Nos vemos en Alaska
Hace dos años, a esta hora, estaba sentada al lado de su cama, cogiéndole la mano, tratando de transmitirle toda la paz y el amor que sentía.Me despedí de él a las doce y media de la noche, diciéndole que por la mañana volvería.
Le dí el último beso, en la frente, deseando una vez más que dejara de sufrir esa agonía, deseando que se levantara y volviera a caminar, a reir, a bromear de todo y de todos, del mundo, de la vida, como sólo él sabía hacerlo.
Sentí que ya se quería marchar.
Dos días antes me dijo que no quería morir, asustado como un niño. Recuerdo su mirada desafiante, negando la realidad, queriendo pelear hasta el final. Le dije que todos tenemos que morir y que la muerte no es importante, que lo que de verdad importa es lo que hemos vivido, lo que estamos viviendo ahora, y recordarlo con pasión y con fuerza hasta el último momento.
Le hablé de que un día haríamos el viaje que siempre habíamos pensado a Alaska. Viviríamos entre las montañas, en una cabaña de madera y pasearíamos en el trineo con los perros. Sin nadie alrededor en montones de kilómetros, sólo el sol, la nieve y los árboles. Me comprendió y sonrió.

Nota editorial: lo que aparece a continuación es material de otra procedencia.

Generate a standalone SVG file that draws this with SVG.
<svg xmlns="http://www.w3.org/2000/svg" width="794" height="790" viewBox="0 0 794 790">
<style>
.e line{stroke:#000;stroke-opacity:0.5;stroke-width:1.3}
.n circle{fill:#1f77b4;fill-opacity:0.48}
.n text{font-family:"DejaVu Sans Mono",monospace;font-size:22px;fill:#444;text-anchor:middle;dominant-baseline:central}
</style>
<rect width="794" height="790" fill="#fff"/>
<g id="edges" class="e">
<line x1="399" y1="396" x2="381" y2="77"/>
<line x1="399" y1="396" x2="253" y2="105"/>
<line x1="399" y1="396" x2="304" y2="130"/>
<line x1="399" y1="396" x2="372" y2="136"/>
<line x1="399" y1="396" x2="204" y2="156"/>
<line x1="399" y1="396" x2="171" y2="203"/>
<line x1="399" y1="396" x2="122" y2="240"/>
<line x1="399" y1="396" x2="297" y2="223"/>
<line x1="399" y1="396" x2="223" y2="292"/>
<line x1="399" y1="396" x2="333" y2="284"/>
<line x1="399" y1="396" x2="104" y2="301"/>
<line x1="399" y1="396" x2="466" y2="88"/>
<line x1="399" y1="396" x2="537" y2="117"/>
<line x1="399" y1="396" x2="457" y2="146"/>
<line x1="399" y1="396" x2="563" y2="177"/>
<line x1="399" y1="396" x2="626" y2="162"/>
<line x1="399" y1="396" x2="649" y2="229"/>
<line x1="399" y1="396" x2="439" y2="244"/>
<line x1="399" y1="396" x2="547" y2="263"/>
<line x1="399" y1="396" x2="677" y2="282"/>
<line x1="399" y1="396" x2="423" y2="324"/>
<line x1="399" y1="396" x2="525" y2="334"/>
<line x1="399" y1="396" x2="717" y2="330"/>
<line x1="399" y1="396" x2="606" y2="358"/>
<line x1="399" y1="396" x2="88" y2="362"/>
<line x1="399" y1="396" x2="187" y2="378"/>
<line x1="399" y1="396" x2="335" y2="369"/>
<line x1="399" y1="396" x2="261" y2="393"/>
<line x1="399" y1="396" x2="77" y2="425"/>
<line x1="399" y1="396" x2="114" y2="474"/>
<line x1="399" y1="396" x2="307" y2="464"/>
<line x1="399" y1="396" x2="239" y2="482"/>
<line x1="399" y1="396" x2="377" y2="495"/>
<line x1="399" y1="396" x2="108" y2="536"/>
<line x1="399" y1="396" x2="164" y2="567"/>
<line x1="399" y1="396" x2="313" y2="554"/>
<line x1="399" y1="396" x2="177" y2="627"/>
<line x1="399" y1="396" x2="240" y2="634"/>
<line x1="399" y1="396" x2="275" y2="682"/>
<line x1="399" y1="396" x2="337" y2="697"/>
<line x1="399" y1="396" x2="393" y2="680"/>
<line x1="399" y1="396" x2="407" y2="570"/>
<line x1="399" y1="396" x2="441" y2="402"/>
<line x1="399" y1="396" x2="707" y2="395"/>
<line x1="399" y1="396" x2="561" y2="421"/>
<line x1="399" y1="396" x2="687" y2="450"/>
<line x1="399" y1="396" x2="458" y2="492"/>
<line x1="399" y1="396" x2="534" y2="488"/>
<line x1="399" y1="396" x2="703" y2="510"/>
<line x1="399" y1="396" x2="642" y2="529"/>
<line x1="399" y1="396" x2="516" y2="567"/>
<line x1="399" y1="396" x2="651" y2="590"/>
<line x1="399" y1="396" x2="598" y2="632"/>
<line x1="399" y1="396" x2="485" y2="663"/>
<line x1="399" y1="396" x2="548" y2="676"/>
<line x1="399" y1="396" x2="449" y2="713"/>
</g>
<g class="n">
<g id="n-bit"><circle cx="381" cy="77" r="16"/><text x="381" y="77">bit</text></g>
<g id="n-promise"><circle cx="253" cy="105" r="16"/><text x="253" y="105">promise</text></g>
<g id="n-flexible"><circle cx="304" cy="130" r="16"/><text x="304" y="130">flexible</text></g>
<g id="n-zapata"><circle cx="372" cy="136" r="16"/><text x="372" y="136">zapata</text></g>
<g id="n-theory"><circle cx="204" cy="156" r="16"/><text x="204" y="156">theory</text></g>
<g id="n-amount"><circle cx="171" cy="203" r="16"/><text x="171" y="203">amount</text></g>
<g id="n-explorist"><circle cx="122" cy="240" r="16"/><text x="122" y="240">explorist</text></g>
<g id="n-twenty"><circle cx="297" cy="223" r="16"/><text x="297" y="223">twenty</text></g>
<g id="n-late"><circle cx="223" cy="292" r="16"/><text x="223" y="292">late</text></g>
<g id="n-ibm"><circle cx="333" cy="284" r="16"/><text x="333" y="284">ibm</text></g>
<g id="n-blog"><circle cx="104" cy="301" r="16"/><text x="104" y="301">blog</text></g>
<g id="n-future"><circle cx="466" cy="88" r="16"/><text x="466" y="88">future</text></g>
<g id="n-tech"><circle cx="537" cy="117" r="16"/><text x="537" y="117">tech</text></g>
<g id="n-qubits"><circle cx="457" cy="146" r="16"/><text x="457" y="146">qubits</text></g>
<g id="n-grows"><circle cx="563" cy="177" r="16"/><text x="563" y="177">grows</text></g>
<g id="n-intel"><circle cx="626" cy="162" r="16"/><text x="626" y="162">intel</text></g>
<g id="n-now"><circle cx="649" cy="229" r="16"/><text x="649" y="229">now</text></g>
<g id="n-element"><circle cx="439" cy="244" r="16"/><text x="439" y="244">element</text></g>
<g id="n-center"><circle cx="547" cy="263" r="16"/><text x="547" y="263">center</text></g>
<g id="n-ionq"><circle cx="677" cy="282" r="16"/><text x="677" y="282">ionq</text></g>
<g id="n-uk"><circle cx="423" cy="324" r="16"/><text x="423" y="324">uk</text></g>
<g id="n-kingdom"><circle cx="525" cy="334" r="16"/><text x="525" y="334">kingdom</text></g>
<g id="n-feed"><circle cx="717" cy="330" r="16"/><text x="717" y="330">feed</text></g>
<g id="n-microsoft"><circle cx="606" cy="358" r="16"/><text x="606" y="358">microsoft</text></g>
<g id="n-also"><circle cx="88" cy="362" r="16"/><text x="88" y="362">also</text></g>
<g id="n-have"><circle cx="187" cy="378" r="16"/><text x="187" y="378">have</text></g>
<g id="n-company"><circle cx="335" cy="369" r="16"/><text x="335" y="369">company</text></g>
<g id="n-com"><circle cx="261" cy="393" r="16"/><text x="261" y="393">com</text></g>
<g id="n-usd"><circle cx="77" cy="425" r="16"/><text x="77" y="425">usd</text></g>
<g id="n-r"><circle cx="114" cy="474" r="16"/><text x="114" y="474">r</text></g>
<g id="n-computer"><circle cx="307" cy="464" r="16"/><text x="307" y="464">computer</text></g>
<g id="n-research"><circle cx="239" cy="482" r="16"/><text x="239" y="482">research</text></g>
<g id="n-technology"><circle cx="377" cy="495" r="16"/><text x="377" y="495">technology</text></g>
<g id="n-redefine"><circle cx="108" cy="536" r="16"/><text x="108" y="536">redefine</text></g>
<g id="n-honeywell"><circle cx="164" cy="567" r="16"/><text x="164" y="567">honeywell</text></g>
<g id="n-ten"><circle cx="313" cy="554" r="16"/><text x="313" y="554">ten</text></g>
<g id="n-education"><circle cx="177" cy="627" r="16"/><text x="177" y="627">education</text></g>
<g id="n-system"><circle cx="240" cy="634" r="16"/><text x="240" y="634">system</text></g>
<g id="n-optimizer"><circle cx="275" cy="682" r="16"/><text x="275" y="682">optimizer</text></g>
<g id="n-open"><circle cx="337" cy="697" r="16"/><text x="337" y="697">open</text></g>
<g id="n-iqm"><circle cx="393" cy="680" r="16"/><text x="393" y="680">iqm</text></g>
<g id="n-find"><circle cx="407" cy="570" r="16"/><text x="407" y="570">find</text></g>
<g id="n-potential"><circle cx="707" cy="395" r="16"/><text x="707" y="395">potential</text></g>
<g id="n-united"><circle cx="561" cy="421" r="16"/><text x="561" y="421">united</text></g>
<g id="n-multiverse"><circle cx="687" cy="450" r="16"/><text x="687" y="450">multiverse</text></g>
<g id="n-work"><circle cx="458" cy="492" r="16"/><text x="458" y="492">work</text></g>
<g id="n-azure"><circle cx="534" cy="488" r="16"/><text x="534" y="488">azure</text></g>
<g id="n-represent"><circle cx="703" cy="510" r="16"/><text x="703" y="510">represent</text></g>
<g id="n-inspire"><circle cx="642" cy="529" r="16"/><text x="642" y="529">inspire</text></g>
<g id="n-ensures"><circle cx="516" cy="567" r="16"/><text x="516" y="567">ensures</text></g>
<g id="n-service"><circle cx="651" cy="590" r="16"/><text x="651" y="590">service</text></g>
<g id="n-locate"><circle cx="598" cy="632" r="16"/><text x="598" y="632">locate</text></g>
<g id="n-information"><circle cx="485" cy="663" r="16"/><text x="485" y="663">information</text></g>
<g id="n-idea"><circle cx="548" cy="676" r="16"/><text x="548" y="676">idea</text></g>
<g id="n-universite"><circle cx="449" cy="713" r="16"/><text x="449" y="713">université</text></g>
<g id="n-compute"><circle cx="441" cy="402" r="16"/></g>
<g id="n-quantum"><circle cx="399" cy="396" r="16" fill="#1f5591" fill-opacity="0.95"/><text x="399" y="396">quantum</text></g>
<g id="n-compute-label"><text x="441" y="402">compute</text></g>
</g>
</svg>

Entonces hablamos de que teníamos que acabar el garaje de mi casa que habíamos empezado a principios del verano y que tal vez lo ampliaríamos aún más en el futuro, que teníamos que arreglar el car para que la Reina aprendiera a conducir en él, como habíamos hecho antes todos nosotros. Le recordé la primera vez que lo conduje con cinco años, apreté el acelerador a tope y les perseguí hasta que por fín un árbol se me cruzó en el camino. Hablamos de los recuerdos más hermosos y por un momento aún teníamos toda la vida por delante.

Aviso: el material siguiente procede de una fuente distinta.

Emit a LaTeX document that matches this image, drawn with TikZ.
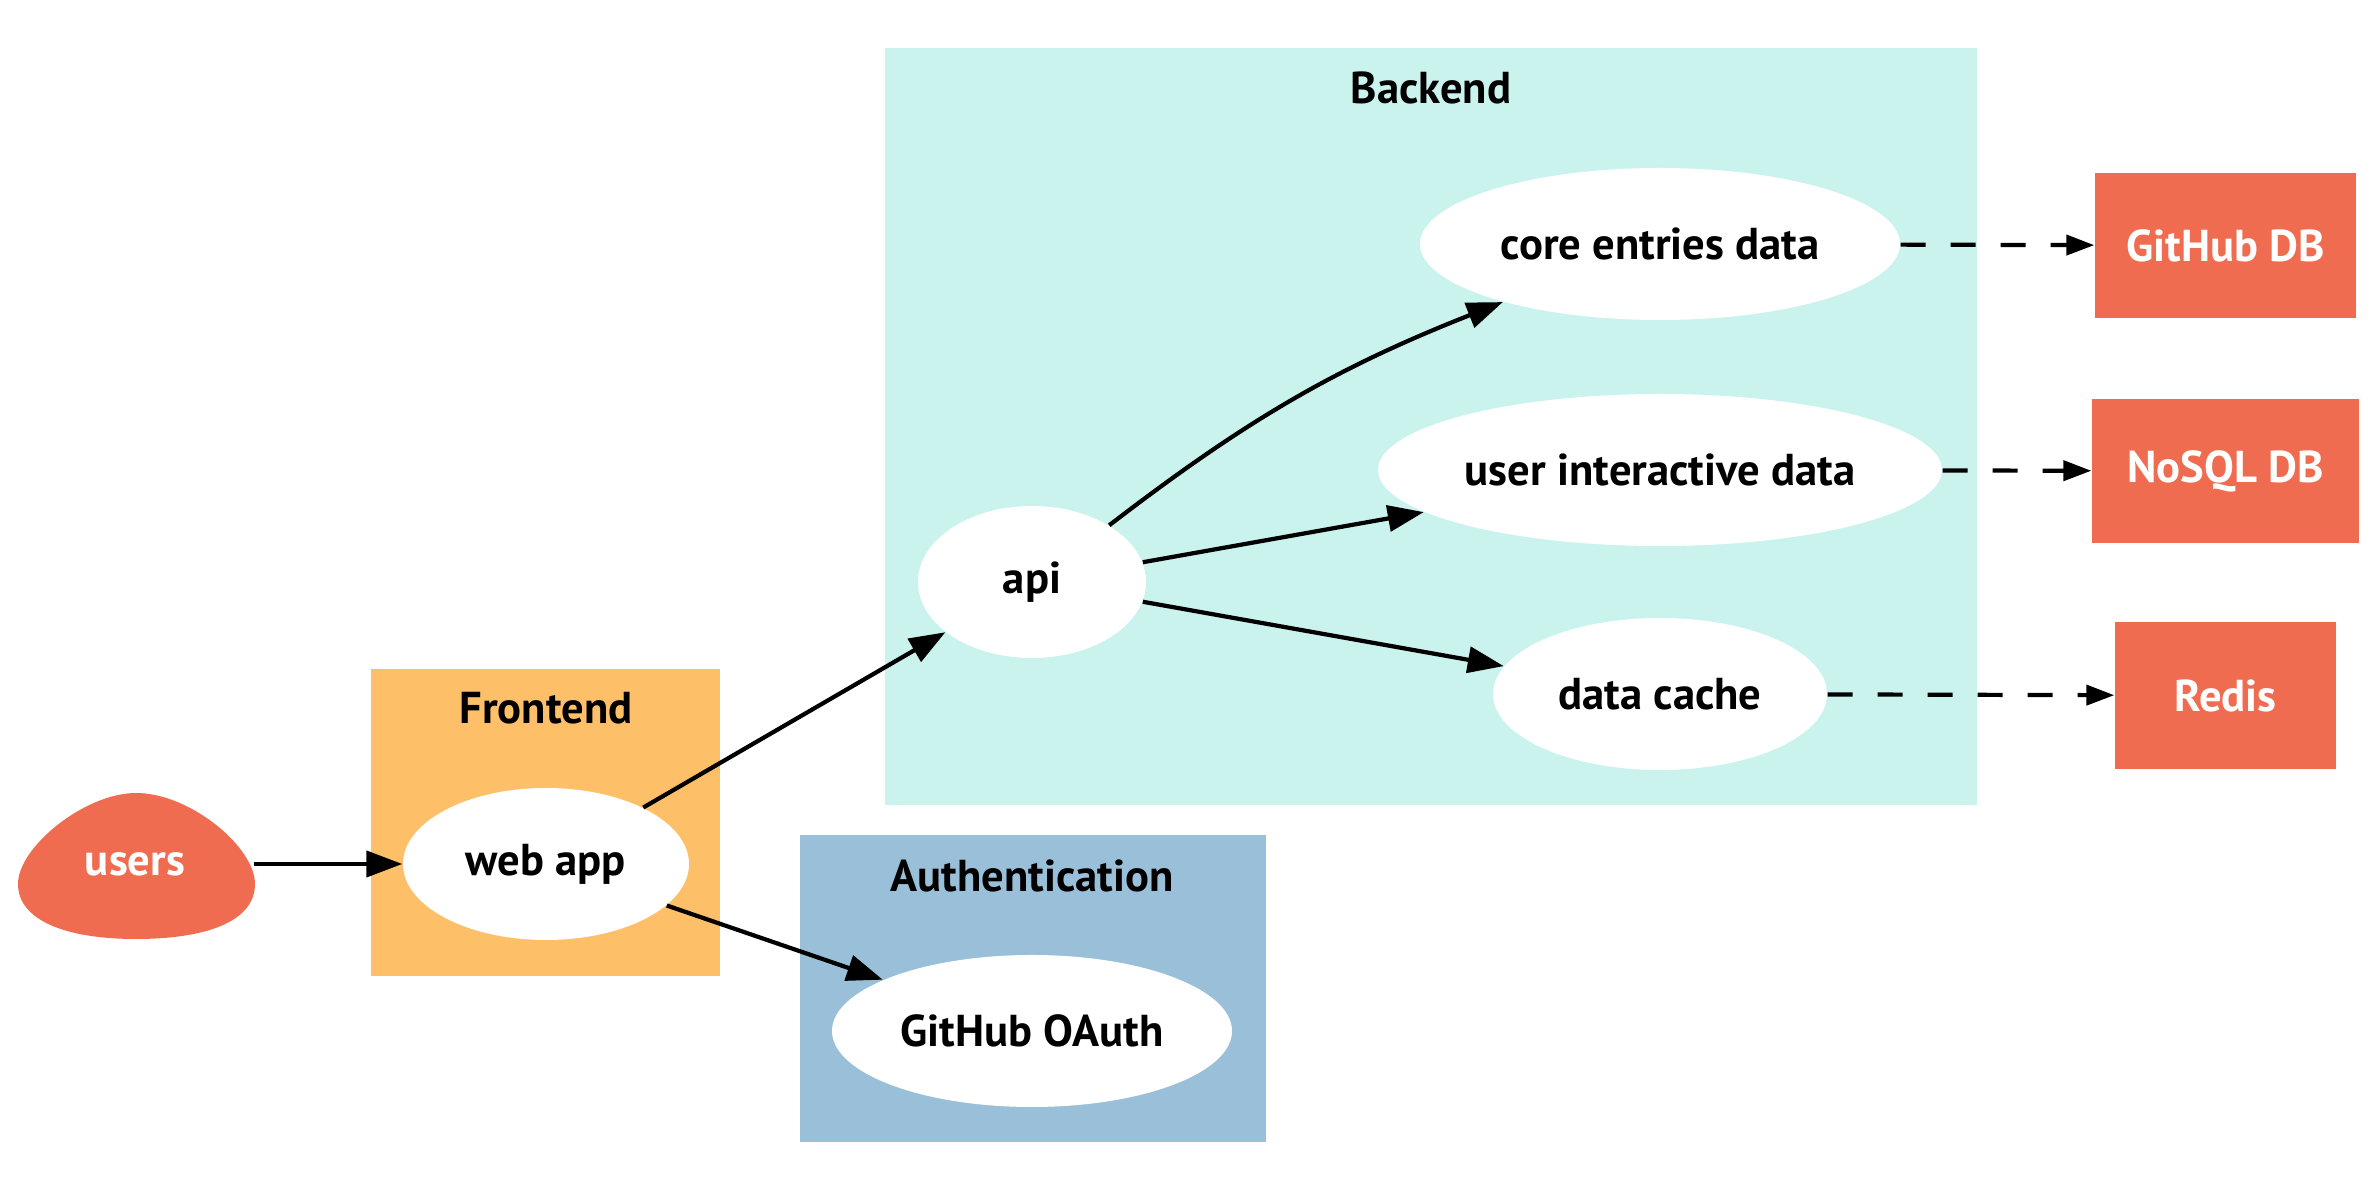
\documentclass[tikz,border=0pt]{standalone}
\usepackage{fontspec}
\setmainfont{PT Sans}
\usepackage{tikz}
\usetikzlibrary{shapes.geometric,arrows.meta}

\definecolor{backendcol}{HTML}{CBF3EE}
\definecolor{frontendcol}{HTML}{FEBF69}
\definecolor{authcol}{HTML}{9AC0D9}
\definecolor{storecol}{HTML}{EF6C50}

\tikzset{
  svc/.style={ellipse, fill=white, inner sep=0pt, minimum height=15.2mm, font=\bfseries\fontsize{12.7}{14}\selectfont},
  store/.style={rectangle, fill=storecol, text=white, inner sep=0pt, font=\bfseries\fontsize{12.7}{14}\selectfont},
  clustertitle/.style={font=\bfseries\fontsize{12.7}{14}\selectfont},
  flow/.style={-{Triangle[length=3.6mm, width=2.6mm]}, line width=1.2pt},
  dbflow/.style={-{Triangle[length=2.8mm, width=2mm]}, line width=1.2pt, dash pattern=on 2.5mm off 2.5mm}
}

\begin{document}
\begin{tikzpicture}
          \useasboundingbox (0, 0) rectangle (23.77, 11.92);
          % clusters
          \fill [backendcol] (8.85, 3.87) rectangle (19.77, 11.44);
          \fill [frontendcol] (3.71, 2.16) rectangle (7.20, 5.23);
          \fill [authcol] (8.00, 0.50) rectangle (12.66, 3.57);
          \node [clustertitle] (backendt) at (14.31, 11.04) {Backend};
          \node [clustertitle] (frontendt) at (5.46, 4.84) {Frontend};
          \node [clustertitle] (autht) at (10.32, 3.16) {Authentication};
          % users blob
          \fill [storecol] (1.36, 3.99) .. controls (1.90, 3.99) and (2.55, 3.45) .. (2.55, 3.08)
                .. controls (2.55, 2.70) and (2.05, 2.53) .. (1.36, 2.53)
                .. controls (0.65, 2.53) and (0.18, 2.72) .. (0.18, 3.08)
                .. controls (0.18, 3.45) and (0.85, 3.99) .. (1.36, 3.99);
          \node [ellipse, inner sep=0pt, minimum width=23.7mm, minimum height=14.6mm, text=white, font=\bfseries\fontsize{12.7}{14}\selectfont] (users) at (1.35, 3.28) {users};
          % services
          \node [svc, minimum width=28.6mm] (webapp) at (5.46, 3.28) {web app};
          \node [svc, minimum width=22.8mm] (api) at (10.32, 6.10) {api};
          \node [svc, minimum width=48mm] (core) at (16.60, 9.48) {core entries data};
          \node [svc, minimum width=56.4mm] (interact) at (16.60, 7.22) {user interactive data};
          \node [svc, minimum width=33.4mm] (cache) at (16.60, 4.98) {data cache};
          \node [svc, minimum width=40mm] (oauth) at (10.32, 1.61) {GitHub OAuth};
          % stores
          \node [store, minimum width=26.1mm, minimum height=14.5mm] (ghdb) at (22.255, 9.465) {GitHub DB};
          \node [store, minimum width=26.7mm, minimum height=14.4mm] (nosql) at (22.255, 7.21) {NoSQL DB};
          \node [store, minimum width=22.1mm, minimum height=14.7mm] (redis) at (22.255, 4.965) {Redis};
          % connectors
          \draw [flow] (users) -- (webapp);
          \draw [flow] (webapp) -- (api);
          \draw [flow] (webapp) -- (oauth);
          \draw [flow] (api) to [bend left=8] (core);
          \draw [flow] (api) -- (interact);
          \draw [flow] (api) -- (cache);
          \draw [dbflow] (core) -- (ghdb);
          \draw [dbflow] (interact) -- (nosql);
          \draw [dbflow] (cache) -- (redis);
        \end{tikzpicture}
\end{document}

Después salimos al jardín, recorrimos por última vez los caminos que desde hacía más de treinta años había caminado a su lado. Paseamos por debajo de los árboles, alrededor de la piscina, donde me enseñó a nadar, pasamos al lado del balancín y como siempre dijimos que tendríamos que lijarlo y volver a pintarlo, porque estaba hecho un desastre, bordeamos la casa, llegamos al garaje y lo miró por última vez, las piezas de veteasaberqué amontonadas aqui y allá, el Mehari que ya no se acuerda de la última vez que arrancó, la Bultaco en la que ibamos de excursión al campo, el coche que compró con el dinero que heredó de su padre y del que siempre se negó a deshacerse, sus herramientas en el banco de trabajo.

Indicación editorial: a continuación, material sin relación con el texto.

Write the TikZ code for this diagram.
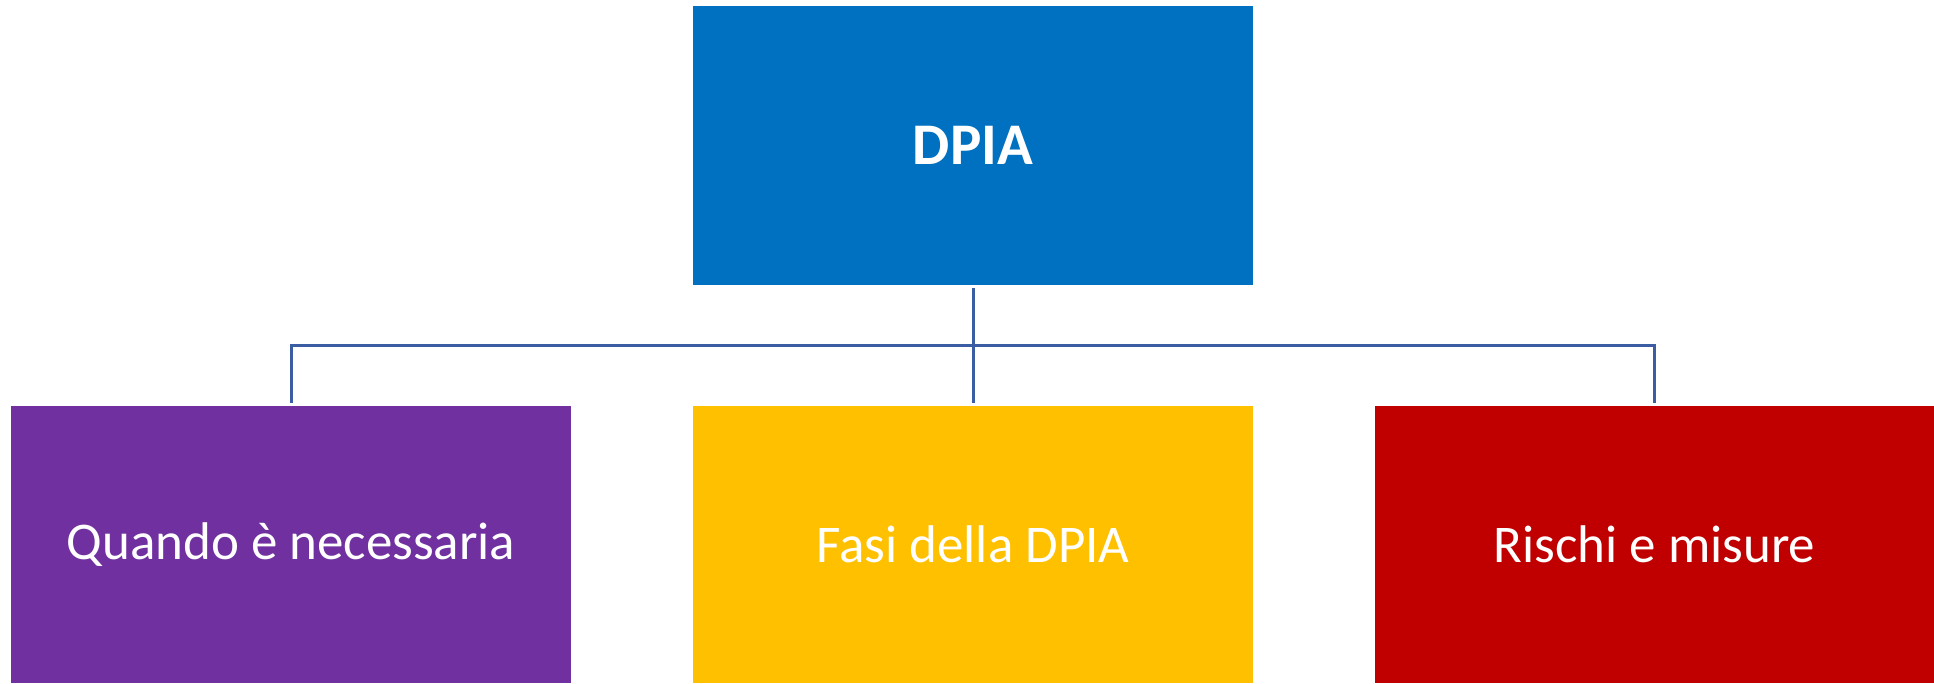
\documentclass[tikz,border=0pt]{standalone}
\usepackage{fontspec}
\setmainfont{Carlito}
\definecolor{cTop}{HTML}{0070C0}
\definecolor{cPurple}{HTML}{7030A0}
\definecolor{cYellow}{HTML}{FFC000}
\definecolor{cRed}{HTML}{C00000}
\definecolor{cLine}{HTML}{3A5DA3}
\tikzset{
  box/.style={rectangle, inner sep=0pt, minimum width=560pt, text=white, font=\fontsize{53}{60}\selectfont},
  conn/.style={draw=cLine, line width=3pt}
}
\begin{document}
\begin{tikzpicture}[x=1pt,y=-1pt]
\useasboundingbox (0,0) rectangle (1934,683);
\node[box, fill=cTop, minimum height=279pt, font=\fontsize{59}{66}\selectfont\bfseries] (top) at (973,145.5) {DPIA};
\node[box, fill=cPurple, minimum height=277pt] (l) at (291,544.5) {Quando è necessaria};
\node[box, fill=cYellow, minimum height=277pt] (m) at (973,544.5) {Fasi della DPIA};
\node[box, fill=cRed, minimum height=277pt, minimum width=559pt] (r) at (1654.5,544.5) {Rischi e misure};
\coordinate (bus) at (973,345);
\draw[conn] ([yshift=-3pt]top.south) -- ([yshift=3pt]m.north);
\draw[conn] ([yshift=3pt]l.north) -- (l.north|-bus) -- (r.north|-bus) -- ([yshift=3pt]r.north);
\end{tikzpicture}
\end{document}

Subimos hacia la puerta de entrada y nos detuvimos antes de entrar en el porche, estuvimos un rato al sol, escuchando el silencio. Cuando empezó a refrescar, entramos.
Fue la última vez que salió de la casa.
Sintiendo que le he perdido, a la vez siento que sigue conmigo, en cada gesto que hago, con cada actitud que tomo, sigue conmigo porque me enseñó y aprendí a entender la vida a su manera.
Mañana habrán pasado dos años desde que se marchó y no ha pasado ni un sólo día que no haya pensado en él. Me han dicho que el tiempo ayuda a calmar el dolor, y es cierto, ahora consigo recordarle sin sentir que un peso insoportable me aplasta, sin amargura, sin sentirme abandonada.
Ahora le recuerdo tal y como era, vital, alegre, simpático, irradiando la imagen de un mundo distinto que siempre merecía la pena vivir.
Hoy hace dos años que mi Reina le hizo un dibujo en el que estábamos los tres, cogidos de la mano, con una cabaña al fondo, un árbol, varios pájaros y un sol radiante.
No se lo llevé y cuando al día siguiente le dije que ya no lo podría ver, me dijo que sí lo vería, lo dejaríamos en el jardín y desde el cielo podría verlo.
En el entierro puse el dibujo sobre el ataúd.
Su recuerdo vive en mi y también vivirá en mi Reina y en sus hijos, que también aprenderán, como yo aprendí de él, a disfrutar de la vida con ilusión, con amor y con una absoluta pasión y curiosidad por todo lo que nos rodea.